If one views the world through the eyes of Israeli and Western governments and media, one is likely to believe that the primary obstacle to Middle East peace has for the past several years been Fatah’s failure to “dismantle the infrastructure of terror” and has now become Hamas’ desire for the “destruction of Israel”.
A greater obstacle may be the failure to question what, if anything, such catch phrases actually mean and to move beyond them to rational thought.
What does “dismantling the infrastructure of terror” mean? What “infrastructure”? Roads? Bridges? Office buildings? Given the distinctly personal and low-tech nature of the acts characterized as “terror” in the Palestinian context, “dismantling the infrastructure of terror” sounds rather like tearing arms and legs off people.
It was not surprising that Israel and the West never sought to be precise about what they had in mind, since the objective of insisting that negotiations could not be resumed until the “infrastructure of terror” was dismantled was never to stimulate any conceivable action on the Palestinian side but, rather, to justify inaction on the Israeli side — the avoidance of negotiations, which Ariel Sharon, with his unilateralist proclivities, was determined to avoid while building walls and fixing “permanent borders” as he saw fit.
What was surprising was that the former Palestinian leadership did not point out the absurdity of this demand, choosing instead to issue public assurances that it would love to do so and would when it could, thereby implicitly accepting the Israeli and Western argument that the Palestinians, uniquely, have no right to resist occupation — reason enough (even if there were no others) for them to be voted out of office.
Now that Hamas’ smashing election victory has rendered “dismantling the infrastructure of terror” moot, it appears that the “destruction of Israel” (already recited in the Western media virtually as though it formed part of Hamas’ name) will become the new catch phrase used to justify avoiding negotiations or even “talks”, as well as Israel’s withholding of Palestinian customs revenues, the West’s withholding of financial aid for Palestinian subsistence under occupation and a concerted effort to make the Palestinian people regret their flirtation with democracy and starve them into submission.
It is therefore worth asking, early on, what wishing for the “destruction of Israel” actually means.
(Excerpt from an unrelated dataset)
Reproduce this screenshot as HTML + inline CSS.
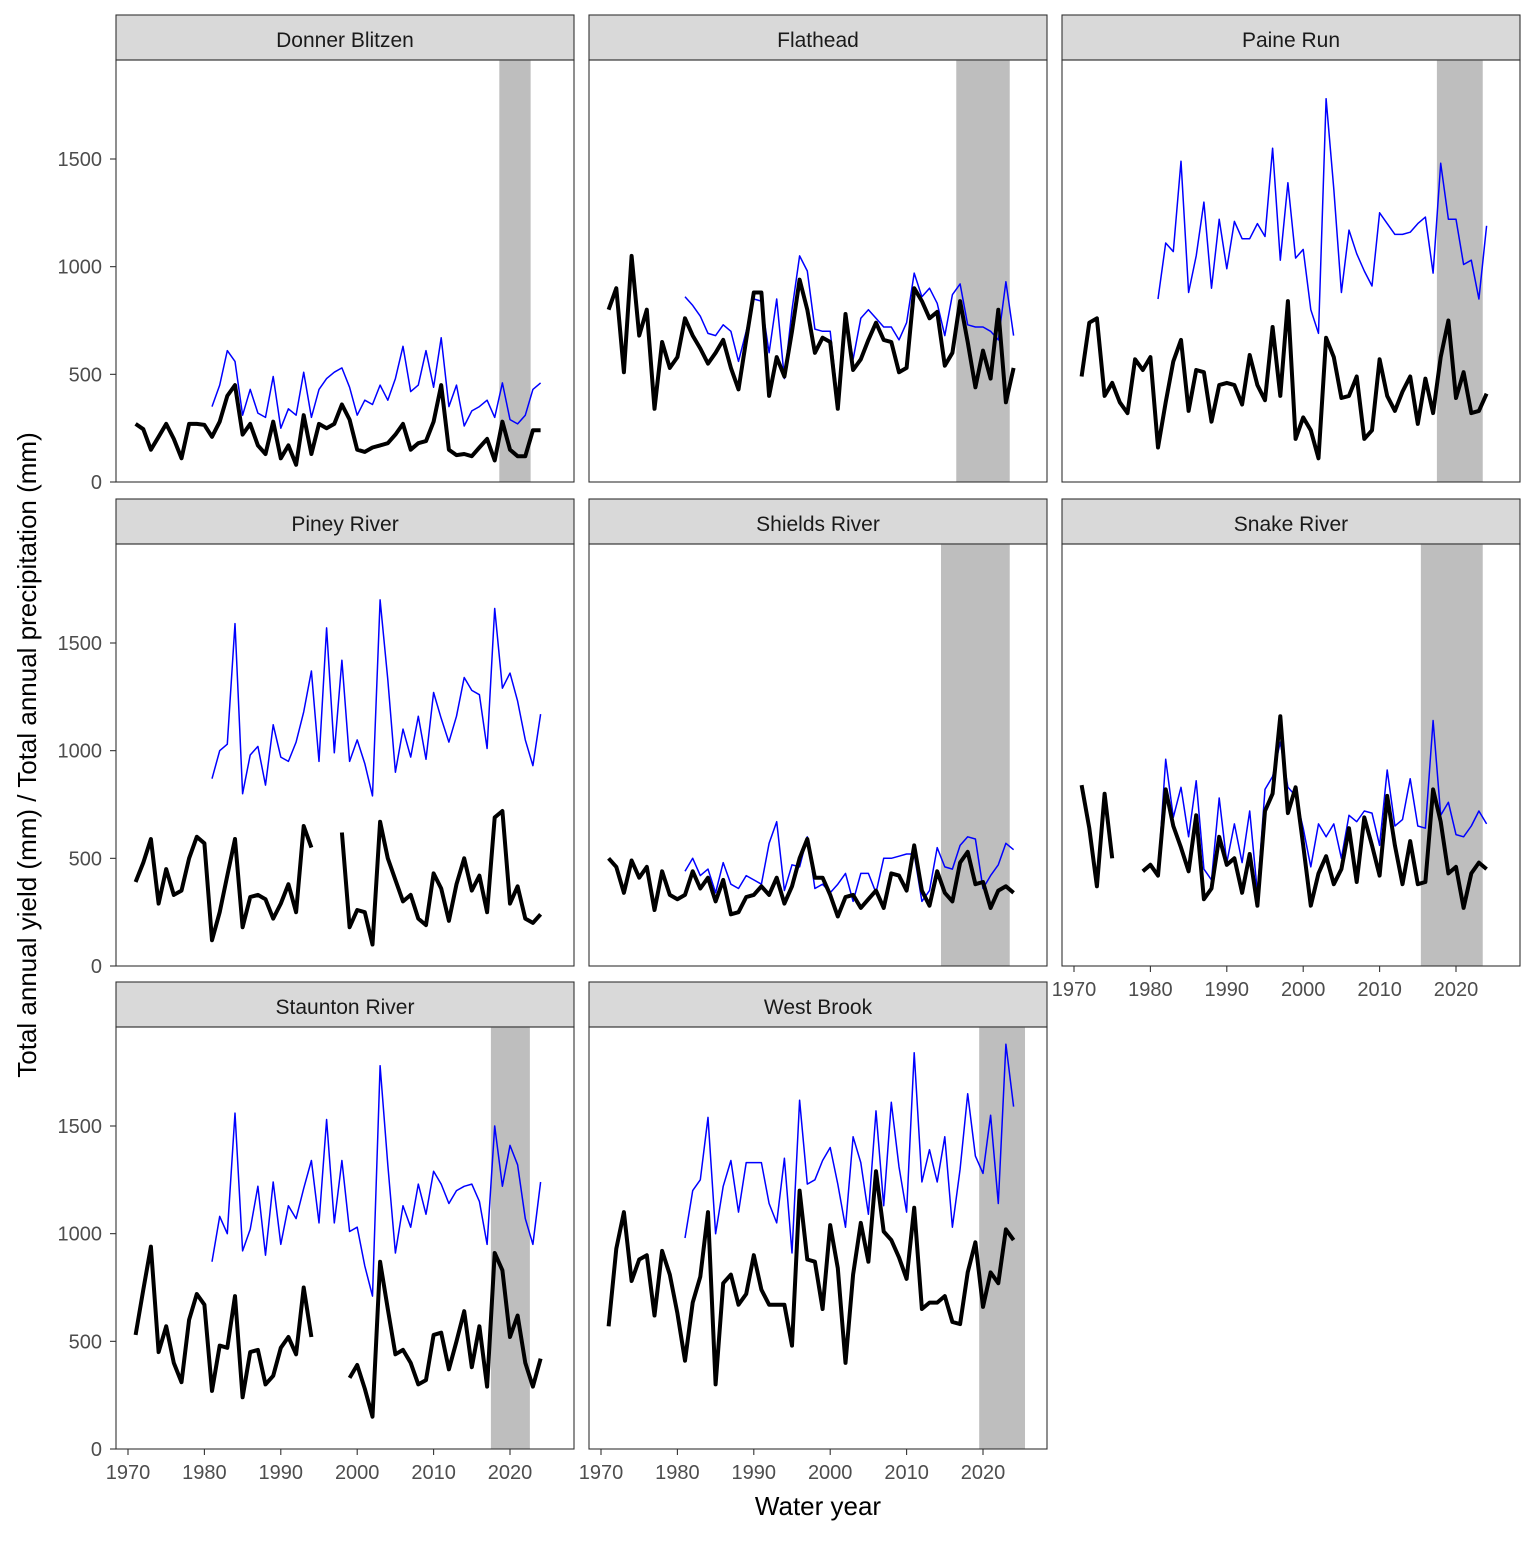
<!DOCTYPE html>
<html><head><meta charset="utf-8">
<style>
html,body{margin:0;padding:0;background:#fff;}
svg text{font-family:"Liberation Sans",Arial,sans-serif;}
</style></head>
<body>
<svg id="s" width="1536" height="1536" xmlns="http://www.w3.org/2000/svg"></svg>
<script>
const cols=[116,589,1062], W=458;
const rows=[{st:15,top:60,bot:482},{st:499,top:544,bot:966},{st:982,top:1027,bot:1449}];
const K=323/1500, PX=7.64;
function X(c,yr){return cols[c]+12+(yr-1970)*PX;}
const P=[
{n:"Donner Blitzen",r:0,c:0,sh:[2018.6,2022.7],
b:[1971,[270,245,150,210,270,200,110,270,270,265,210,280,400,450,220,270,170,130,280,110,170,80,310,130,270,250,270,360,290,150,140,160,170,180,220,270,150,180,190,280,450,150,125,130,120,160,200,100,280,150,120,120,240,240]],
u:[1981,[350,450,610,560,310,430,320,300,490,250,340,310,510,300,430,480,510,530,440,310,380,360,450,380,480,630,420,450,610,440,670,350,450,260,330,350,380,300,460,290,270,310,430,460]]},
{n:"Flathead",r:0,c:1,sh:[2016.5,2023.5],
b:[1971,[800,900,510,1050,680,800,340,650,530,580,760,680,620,550,600,660,530,430,660,880,880,400,580,490,700,940,800,600,670,650,340,780,520,570,660,740,660,650,510,530,900,840,760,790,540,600,840,650,440,610,480,800,370,530]],
u:[1981,[860,820,770,690,680,730,700,560,700,850,840,600,850,480,800,1050,980,710,700,700,380,780,570,760,800,760,720,720,660,740,970,860,900,830,680,870,920,730,720,720,700,660,930,680]]},
{n:"Paine Run",r:0,c:2,sh:[2017.5,2023.5],
b:[1971,[490,740,760,400,460,370,320,570,520,580,160,370,560,660,330,520,510,280,450,460,450,360,590,450,380,720,400,840,200,300,240,110,670,580,390,400,490,200,240,570,400,330,420,490,270,480,320,580,750,390,510,320,330,410]],
u:[1981,[850,1110,1070,1490,880,1050,1300,900,1220,990,1210,1130,1130,1200,1140,1550,1030,1390,1040,1080,800,690,1780,1360,880,1170,1060,980,910,1250,1200,1150,1150,1160,1200,1230,970,1480,1220,1220,1010,1030,850,1190]]},
{n:"Piney River",r:1,c:0,sh:null,
b:[1971,[390,480,590,290,450,330,350,500,600,570,120,250,420,590,180,320,330,310,220,290,380,250,650,550,null,null,null,620,180,260,250,100,670,500,400,300,330,220,190,430,360,210,380,500,350,420,250,690,720,290,370,220,200,240]],
u:[1981,[870,1000,1030,1590,800,980,1020,840,1120,970,950,1040,1180,1370,950,1570,990,1420,950,1050,940,790,1700,1330,900,1100,970,1160,960,1270,1150,1040,1160,1340,1280,1260,1010,1660,1290,1360,1230,1050,930,1170]]},
{n:"Shields River",r:1,c:1,sh:[2014.5,2023.5],
b:[1971,[500,460,340,490,410,460,260,440,330,310,330,440,360,410,300,400,240,250,320,330,370,330,410,290,370,500,590,410,410,330,230,320,330,270,310,350,270,430,420,350,560,350,280,440,340,300,480,530,380,390,270,350,370,340]],
u:[1981,[440,500,420,450,340,480,380,360,420,400,380,570,670,350,470,460,600,360,380,340,380,430,300,430,430,340,500,500,510,520,520,300,350,550,460,450,560,600,590,360,420,470,570,540]]},
{n:"Snake River",r:1,c:2,sh:[2015.4,2023.5],
b:[1971,[840,640,370,800,500,null,null,null,440,470,420,820,650,550,440,700,310,360,600,470,500,340,520,280,720,800,1160,710,830,560,280,430,510,380,450,640,390,690,560,420,790,560,380,580,380,390,820,670,430,460,270,430,480,450]],
u:[1980,[460,430,960,690,830,600,860,450,400,780,480,660,480,720,340,820,880,1040,830,790,640,460,660,600,660,500,700,670,720,710,560,910,650,680,870,650,640,1140,700,760,610,600,650,720,660]]},
{n:"Staunton River",r:2,c:0,sh:[2017.5,2022.6],
b:[1971,[530,740,940,450,570,400,310,600,720,670,270,480,470,710,240,450,460,300,340,470,520,440,750,520,null,null,null,null,330,390,280,150,870,650,440,460,400,300,320,530,540,370,500,640,380,570,290,910,830,520,620,400,290,420]],
u:[1981,[870,1080,1000,1560,920,1020,1220,900,1240,950,1130,1070,1210,1340,1050,1530,1050,1340,1010,1030,850,710,1780,1320,910,1130,1030,1230,1090,1290,1230,1140,1200,1220,1230,1150,950,1500,1220,1410,1320,1070,950,1240]]},
{n:"West Brook",r:2,c:1,sh:[2019.5,2025.5],
b:[1971,[570,930,1100,780,880,900,620,920,810,630,410,680,800,1100,300,770,810,670,720,900,740,670,670,670,480,1200,880,870,650,1040,840,400,810,1050,870,1290,1010,970,890,790,1120,650,680,680,710,590,580,820,960,660,820,770,1020,970]],
u:[1981,[980,1200,1250,1540,1000,1220,1340,1100,1330,1330,1330,1140,1050,1350,910,1620,1230,1250,1340,1400,1230,1030,1450,1330,1090,1570,1130,1610,1310,1100,1840,1240,1390,1240,1450,1030,1300,1650,1360,1280,1550,1140,1880,1590]]}
];
let h='';
function path(p,s,col,w){const R=rows[p.r];let d='',pen=false;
 s[1].forEach((v,i)=>{if(v==null){pen=false;return;}
  const x=X(p.c,s[0]+i).toFixed(1),y=(R.bot-v*K).toFixed(1);
  d+=(pen?'L':'M')+x+' '+y;pen=true;});
 return `<path d="${d}" fill="none" stroke="${col}" stroke-width="${w}" stroke-linejoin="round"/>`;}
P.forEach(p=>{const R=rows[p.r],x0=cols[p.c];
 h+=`<rect x="${x0}" y="${R.st}" width="${W}" height="${R.top-R.st}" fill="#d9d9d9" stroke="#333" stroke-width="1.1"/>`;
 h+=`<text x="${x0+W/2}" y="${R.st+32}" font-size="21" text-anchor="middle" fill="#1a1a1a">${p.n}</text>`;
 h+=`<svg x="${x0}" y="${R.top}" width="${W}" height="${R.bot-R.top}" overflow="hidden"><g transform="translate(${-x0},${-R.top})">`;
 if(p.sh){const a=X(p.c,p.sh[0]),b=X(p.c,p.sh[1]);h+=`<rect x="${a}" y="${R.top}" width="${b-a}" height="${R.bot-R.top}" fill="#bebebe"/>`;}
 h+=path(p,p.u,'#0000ff',1.5);
 h+=path(p,p.b,'#000',4);
 h+=`</g></svg>`;
 h+=`<rect x="${x0}" y="${R.top}" width="${W}" height="${R.bot-R.top}" fill="none" stroke="#333" stroke-width="1.1"/>`;
 if(p.c==0){[0,500,1000,1500].forEach(v=>{const y=R.bot-v*K;
  h+=`<line x1="110" x2="116" y1="${y}" y2="${y}" stroke="#333" stroke-width="1.1"/>`;
  h+=`<text x="102" y="${y+7}" font-size="20" text-anchor="end" fill="#4d4d4d">${v}</text>`;});}
 if(p.r==2||(p.r==1&&p.c==2)){[1970,1980,1990,2000,2010,2020].forEach(yr=>{const x=X(p.c,yr);
  h+=`<line x1="${x}" x2="${x}" y1="${R.bot}" y2="${R.bot+6}" stroke="#333" stroke-width="1.1"/>`;
  h+=`<text x="${x}" y="${R.bot+30}" font-size="20" text-anchor="middle" fill="#4d4d4d">${yr}</text>`;});}
});
h+=`<text x="818" y="1515" font-size="26" text-anchor="middle" fill="#000">Water year</text>`;
h+=`<text transform="translate(36,755) rotate(-90)" font-size="26" text-anchor="middle" fill="#000">Total annual yield (mm) / Total annual precipitation (mm)</text>`;
document.getElementById('s').innerHTML=h;
</script>
</body></html>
The country’s land surface sinking beneath the waters of the Mediterranean? Not likely. All Israelis being “pushed into the sea”? Neither likely nor practical. The end of the current settler-colonial state structure, which discriminates, both in law and in practice, in favor of the immigrant ethnic group and against those members of the indigenous population who have not already been ethnically cleansed?
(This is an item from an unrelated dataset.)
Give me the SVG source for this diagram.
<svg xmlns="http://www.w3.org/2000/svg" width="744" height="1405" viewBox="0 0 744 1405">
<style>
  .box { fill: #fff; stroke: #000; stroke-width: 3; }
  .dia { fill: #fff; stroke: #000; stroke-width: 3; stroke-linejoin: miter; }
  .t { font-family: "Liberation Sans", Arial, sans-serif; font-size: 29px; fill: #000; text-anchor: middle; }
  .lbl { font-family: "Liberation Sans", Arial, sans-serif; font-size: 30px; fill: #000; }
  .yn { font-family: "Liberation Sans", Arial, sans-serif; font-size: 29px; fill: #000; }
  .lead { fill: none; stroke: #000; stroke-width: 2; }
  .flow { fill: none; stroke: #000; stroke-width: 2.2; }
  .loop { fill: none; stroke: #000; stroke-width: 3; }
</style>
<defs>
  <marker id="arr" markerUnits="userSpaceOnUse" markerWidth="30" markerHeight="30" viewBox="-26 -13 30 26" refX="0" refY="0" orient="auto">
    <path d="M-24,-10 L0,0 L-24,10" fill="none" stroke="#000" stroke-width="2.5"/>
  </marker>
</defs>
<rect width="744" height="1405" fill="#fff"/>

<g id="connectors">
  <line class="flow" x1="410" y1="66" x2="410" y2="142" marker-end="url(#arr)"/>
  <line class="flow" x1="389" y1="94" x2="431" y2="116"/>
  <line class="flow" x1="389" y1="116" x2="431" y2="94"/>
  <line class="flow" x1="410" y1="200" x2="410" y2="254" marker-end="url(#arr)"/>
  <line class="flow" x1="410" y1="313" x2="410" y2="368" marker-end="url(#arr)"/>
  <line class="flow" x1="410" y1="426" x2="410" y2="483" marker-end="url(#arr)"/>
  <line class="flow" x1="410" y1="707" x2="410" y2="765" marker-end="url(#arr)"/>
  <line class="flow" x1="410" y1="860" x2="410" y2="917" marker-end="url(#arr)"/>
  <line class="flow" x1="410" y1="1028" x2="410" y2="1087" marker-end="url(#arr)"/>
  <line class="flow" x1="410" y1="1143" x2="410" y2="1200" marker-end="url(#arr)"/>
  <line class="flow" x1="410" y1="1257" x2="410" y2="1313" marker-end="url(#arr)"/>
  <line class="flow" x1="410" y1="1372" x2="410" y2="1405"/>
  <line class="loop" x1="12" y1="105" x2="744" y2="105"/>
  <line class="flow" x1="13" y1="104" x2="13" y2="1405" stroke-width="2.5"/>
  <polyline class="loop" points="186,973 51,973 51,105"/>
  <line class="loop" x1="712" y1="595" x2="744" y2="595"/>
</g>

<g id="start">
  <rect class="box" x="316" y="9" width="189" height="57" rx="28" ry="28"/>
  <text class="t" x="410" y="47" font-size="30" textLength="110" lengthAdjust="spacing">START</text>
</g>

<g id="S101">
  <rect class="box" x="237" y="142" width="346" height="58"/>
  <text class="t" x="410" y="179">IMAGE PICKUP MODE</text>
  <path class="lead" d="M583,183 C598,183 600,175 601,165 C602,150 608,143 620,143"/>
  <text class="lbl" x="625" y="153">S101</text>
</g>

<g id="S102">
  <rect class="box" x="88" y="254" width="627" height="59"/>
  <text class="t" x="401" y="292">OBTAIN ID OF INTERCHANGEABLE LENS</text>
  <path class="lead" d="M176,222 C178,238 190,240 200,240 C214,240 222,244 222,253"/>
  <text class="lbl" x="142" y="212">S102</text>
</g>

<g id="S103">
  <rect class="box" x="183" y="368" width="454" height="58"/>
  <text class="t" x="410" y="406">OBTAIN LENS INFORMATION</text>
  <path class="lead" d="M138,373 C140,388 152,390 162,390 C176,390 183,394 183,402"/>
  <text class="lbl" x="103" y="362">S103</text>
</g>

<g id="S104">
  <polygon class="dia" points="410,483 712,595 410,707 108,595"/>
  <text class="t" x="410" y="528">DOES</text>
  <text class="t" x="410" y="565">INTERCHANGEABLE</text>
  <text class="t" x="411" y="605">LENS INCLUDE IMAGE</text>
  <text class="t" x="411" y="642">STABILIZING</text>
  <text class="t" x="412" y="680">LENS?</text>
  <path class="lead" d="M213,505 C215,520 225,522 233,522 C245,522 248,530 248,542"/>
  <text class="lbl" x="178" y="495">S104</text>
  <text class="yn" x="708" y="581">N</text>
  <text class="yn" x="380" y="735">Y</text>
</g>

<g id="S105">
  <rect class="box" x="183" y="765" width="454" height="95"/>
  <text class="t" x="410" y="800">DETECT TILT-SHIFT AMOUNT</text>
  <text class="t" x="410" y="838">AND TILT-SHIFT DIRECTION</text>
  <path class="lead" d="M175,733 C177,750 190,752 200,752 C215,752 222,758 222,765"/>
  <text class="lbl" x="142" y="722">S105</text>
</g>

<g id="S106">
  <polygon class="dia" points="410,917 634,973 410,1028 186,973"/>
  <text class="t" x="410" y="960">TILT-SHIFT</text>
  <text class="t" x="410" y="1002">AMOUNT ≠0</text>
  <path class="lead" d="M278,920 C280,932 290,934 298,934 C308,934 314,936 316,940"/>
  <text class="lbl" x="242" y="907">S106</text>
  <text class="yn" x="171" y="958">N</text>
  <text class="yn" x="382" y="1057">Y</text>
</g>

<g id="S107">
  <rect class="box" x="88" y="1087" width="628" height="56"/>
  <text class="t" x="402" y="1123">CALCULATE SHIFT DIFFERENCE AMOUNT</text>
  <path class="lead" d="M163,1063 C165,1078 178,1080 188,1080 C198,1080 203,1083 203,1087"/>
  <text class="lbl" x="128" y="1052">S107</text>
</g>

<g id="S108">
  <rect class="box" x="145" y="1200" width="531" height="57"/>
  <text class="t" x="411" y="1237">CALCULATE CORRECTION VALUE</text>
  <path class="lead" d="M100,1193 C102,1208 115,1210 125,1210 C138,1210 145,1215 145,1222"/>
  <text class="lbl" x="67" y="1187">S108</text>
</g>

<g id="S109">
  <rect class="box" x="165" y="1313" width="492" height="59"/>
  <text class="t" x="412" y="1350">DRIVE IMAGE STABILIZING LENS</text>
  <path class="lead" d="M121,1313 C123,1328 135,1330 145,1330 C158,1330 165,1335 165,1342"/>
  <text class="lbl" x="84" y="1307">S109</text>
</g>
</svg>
People may in good faith believe that such state structures are a good thing and deserve to endure (or, uniquely, to endure in this one instance), but is it really “beyond the pale” to believe otherwise — particularly if one belongs to the people whose homeland has been conquered and occupied? Is anyone who believes that the transformation of the Arab land of Palestine into the Jewish State of Israel, necessarily involving the dispossession and dispersal of the Palestinian people, represents a great injustice that should be rectified, by virtue of so believing, so morally debased that they should not even be spoken with?
When the South African liberation movement called for the replacement of their country’s settler-colonial, white-supremacist state structure by a fully democratic state, free of any form of discrimination based on race, religion or national origin and with equal rights for all who live there, this was not characterized as advocating the “destruction of South Africa” — except by the apartheid regime itself. The peaceful transformation of that race-based state into a fully democratic one has been the most inspirational event in human and international relations in recent decades.
Concepts and aspirations may be formulated in positive or negative ways. The “destruction of Israel” is clearly a negative formulation. The “creation of a fully democratic state with equal rights for all” in all of Israel/Palestine could be a positive reformulation that would be recognized by the world as just and offer genuine hope for peace and reconciliation.
Israel and the West appear to be gearing up to punish the Palestinian people for having achieved the Arab world’s first peaceful change of government through a genuinely democratic election (a truly breathtaking achievement), recycling the old mantra that “we will never talk with terrorists” (“never” having historically meant “until we wish to do so”).
If Israel and the West were genuinely interested in peace, it would surely be wiser and more constructive to pre-emptively de-demonize Hamas (as the PLO was de-demonized when finally deemed convenient), to draw some enlightening conclusions from its election victory and to try, through engagement, to encourage it to adapt its aspirations and its quest for justice in a more positive and universally acceptable direction.
— John V. Whitbeck, an international lawyer, is author of “The World According to Whitbeck”.